We'll take this mask, and remembering what height we started, we'll start the exposure time, quickly bringing that to level, pull it in and then gently jiggle it and then bring it back up in and out. And that little jiggling motion that you're doing there, that's equivalent to feathering the edge of a selection cause what we're trying to do is we want to burn in the sky for almost twice the exposure that the foreground area has to get them to balance out well, but if we just hold this in place, we'll probably get this little halo of either too dark on this part or too light in the sky.
And so by going in and feathering it, it accomplishes just what you do by feathering a selection in Photoshop. So, we're going to go ahead and make that exposure, and then we'll take a look at the results of the two images we've talked about. I wanted to share with you the results of the two images we altered through techniques that are now represented by Photoshop tools. Here you can see the first print, the work print that I had of the waterfall. There's really very little textural information down here in the whites.
These areas are kind of blown out. You leak out the frame here. Where, when we made the... And overall, it's just a little bit light. We made the adjustments and you can see, it's got a little more punch just cause we darkened it, but I really like the sparkle in the grass here and we held on to that by the dodging that we did. In burning in the information here, it's almost like we used a recovery tool to recover highlight information like you do with a raw file. Cause it was there on the negative, it was just quite dense.
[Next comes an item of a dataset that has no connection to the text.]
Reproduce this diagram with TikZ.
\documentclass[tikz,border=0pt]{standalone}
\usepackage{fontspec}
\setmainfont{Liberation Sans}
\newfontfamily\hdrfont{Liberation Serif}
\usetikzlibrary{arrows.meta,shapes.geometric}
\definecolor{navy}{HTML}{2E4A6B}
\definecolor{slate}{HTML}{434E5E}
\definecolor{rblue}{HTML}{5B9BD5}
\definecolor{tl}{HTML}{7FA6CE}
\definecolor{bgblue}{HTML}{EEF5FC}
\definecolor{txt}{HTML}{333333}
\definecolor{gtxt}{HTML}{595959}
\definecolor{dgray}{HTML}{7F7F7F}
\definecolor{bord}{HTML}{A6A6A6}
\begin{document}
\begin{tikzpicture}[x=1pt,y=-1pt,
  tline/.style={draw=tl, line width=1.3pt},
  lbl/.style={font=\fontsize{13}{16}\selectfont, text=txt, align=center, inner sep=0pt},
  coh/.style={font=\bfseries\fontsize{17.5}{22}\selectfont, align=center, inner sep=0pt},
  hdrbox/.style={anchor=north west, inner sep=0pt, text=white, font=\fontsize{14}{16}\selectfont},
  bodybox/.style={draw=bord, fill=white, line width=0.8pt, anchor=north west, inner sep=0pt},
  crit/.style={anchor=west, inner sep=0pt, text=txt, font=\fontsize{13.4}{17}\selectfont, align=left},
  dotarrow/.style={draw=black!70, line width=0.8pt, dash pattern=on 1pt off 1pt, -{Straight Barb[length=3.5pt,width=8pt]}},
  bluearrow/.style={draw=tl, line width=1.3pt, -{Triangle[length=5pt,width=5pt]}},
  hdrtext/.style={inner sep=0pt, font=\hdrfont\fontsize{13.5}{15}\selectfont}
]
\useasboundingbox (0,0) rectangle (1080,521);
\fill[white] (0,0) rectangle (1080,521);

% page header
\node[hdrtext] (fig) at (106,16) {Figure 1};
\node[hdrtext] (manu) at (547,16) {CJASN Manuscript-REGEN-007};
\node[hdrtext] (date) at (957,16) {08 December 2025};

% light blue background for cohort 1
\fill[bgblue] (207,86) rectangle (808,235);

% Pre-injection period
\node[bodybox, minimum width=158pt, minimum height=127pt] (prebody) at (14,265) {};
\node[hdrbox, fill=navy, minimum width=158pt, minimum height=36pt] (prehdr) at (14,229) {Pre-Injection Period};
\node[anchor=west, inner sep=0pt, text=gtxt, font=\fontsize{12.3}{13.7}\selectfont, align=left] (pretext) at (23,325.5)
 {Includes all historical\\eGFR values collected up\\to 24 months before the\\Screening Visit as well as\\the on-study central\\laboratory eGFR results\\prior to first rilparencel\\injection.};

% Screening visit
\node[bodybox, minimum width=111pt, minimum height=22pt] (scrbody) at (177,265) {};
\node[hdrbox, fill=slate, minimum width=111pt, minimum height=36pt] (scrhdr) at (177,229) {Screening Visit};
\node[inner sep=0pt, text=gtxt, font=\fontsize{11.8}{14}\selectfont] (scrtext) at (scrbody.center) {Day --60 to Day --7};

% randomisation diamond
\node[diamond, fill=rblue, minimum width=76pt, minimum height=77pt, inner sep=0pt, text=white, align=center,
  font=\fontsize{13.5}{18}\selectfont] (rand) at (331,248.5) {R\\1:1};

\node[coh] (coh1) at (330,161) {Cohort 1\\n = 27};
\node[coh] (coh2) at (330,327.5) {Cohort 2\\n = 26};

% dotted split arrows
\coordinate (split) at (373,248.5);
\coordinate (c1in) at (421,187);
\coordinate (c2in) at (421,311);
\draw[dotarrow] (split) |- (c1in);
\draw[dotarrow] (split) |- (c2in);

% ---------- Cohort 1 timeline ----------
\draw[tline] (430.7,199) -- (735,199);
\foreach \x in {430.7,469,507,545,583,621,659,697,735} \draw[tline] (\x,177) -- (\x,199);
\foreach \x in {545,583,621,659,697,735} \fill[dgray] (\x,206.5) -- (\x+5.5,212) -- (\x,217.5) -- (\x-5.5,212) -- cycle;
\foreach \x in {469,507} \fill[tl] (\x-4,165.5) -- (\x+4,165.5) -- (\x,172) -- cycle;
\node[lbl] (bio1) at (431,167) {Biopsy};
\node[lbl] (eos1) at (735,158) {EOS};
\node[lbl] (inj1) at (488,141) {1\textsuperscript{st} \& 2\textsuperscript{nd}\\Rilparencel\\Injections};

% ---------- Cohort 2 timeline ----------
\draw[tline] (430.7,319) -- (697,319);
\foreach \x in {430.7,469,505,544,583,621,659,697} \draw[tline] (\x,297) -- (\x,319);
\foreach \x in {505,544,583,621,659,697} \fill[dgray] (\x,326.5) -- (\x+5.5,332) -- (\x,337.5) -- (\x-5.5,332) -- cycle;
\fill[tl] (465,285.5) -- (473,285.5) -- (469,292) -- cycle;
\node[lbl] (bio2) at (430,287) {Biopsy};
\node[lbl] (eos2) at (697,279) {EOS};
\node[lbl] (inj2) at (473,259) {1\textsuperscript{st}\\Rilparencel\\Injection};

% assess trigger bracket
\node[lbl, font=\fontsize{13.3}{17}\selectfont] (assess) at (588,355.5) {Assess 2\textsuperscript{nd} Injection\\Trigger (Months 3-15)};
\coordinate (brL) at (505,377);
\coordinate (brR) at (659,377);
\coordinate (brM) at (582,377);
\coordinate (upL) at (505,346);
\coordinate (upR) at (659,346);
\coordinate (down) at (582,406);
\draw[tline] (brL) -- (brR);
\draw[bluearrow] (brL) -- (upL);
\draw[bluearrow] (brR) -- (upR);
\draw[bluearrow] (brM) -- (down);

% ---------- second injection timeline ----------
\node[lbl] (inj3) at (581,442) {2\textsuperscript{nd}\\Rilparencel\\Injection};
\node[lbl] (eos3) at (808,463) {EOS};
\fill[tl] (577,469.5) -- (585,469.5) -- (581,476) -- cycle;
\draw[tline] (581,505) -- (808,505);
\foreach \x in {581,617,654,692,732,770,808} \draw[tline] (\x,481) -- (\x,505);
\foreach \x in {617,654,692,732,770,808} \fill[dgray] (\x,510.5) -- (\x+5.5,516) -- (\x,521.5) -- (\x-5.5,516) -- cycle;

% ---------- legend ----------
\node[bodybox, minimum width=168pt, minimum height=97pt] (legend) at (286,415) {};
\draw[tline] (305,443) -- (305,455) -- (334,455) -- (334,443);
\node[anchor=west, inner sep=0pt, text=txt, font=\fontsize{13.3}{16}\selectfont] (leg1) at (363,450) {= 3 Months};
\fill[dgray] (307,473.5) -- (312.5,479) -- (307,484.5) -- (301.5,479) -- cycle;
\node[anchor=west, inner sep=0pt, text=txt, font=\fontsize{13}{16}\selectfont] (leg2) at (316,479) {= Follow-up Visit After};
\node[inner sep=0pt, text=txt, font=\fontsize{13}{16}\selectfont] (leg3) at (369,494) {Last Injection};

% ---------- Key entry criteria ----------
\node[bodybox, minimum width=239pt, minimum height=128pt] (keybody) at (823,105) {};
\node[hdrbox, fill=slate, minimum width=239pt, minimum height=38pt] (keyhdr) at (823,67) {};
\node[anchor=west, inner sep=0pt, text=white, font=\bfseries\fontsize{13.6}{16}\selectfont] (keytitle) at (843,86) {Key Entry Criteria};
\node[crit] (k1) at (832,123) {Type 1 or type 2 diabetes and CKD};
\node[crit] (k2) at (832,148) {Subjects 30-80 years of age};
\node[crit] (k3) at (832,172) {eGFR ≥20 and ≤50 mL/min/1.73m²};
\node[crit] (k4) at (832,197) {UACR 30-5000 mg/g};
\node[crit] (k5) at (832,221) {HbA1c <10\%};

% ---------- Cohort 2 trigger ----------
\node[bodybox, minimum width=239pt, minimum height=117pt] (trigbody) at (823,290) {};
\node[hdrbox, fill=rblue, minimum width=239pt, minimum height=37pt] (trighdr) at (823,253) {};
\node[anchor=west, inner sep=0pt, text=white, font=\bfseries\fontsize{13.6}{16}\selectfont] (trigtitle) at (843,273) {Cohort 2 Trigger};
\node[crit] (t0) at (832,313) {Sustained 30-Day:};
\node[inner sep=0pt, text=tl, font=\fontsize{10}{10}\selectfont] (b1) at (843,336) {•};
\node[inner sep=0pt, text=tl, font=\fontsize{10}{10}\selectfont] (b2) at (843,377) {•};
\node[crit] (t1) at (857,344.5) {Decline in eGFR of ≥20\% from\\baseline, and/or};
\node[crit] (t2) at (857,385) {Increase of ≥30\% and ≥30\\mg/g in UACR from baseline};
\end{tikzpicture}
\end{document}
And then you can see, in adding the gradation, we've brought a lot more strength to these leaves here to kind of hold in the corner, and we've really stopped that kind of bright white leak out into the side. So I think they were pretty successful edits. Going to the other one where we used the burning mask, and you can see the exposure values in the foreground are really pretty good. We've got a good tonal range, a nice sense of light, but our sky is just a series of cotton puffs with no definition. So, by carefully masking the foreground, we've left it exactly as it was, but then we've gone ahead and added a lot more density in the sky and a lot of textural information in the clouds that we didn't have before.
And so, what I would do on an image like this, if I like this, I would keep the mask and the negative and my notes on the process in a folder all together, so if I went back to repeat it, I could repeat it. It's a lot easier in Photoshop where once you get to the finished image, it's Command S. Remember that, Command S. You don't have to take notes, all your metadata is recorded. If you work in Lightroom, you don't even alter your original source file.
It just has a little suitcase with all your data in it. You know, I have a darkroom that was filled with pencil nubs from all the notes that I recorded, and as I go back and re-explore these old images, it's interesting to look at the developers that I used that are no longer available, all the changes that have happened. So I think the thing to me, the way I see Photoshop more than anything... At the beginning, it was a little tool in my photographer's tool kit, and now it's one of the most powerful tools in my camera bag.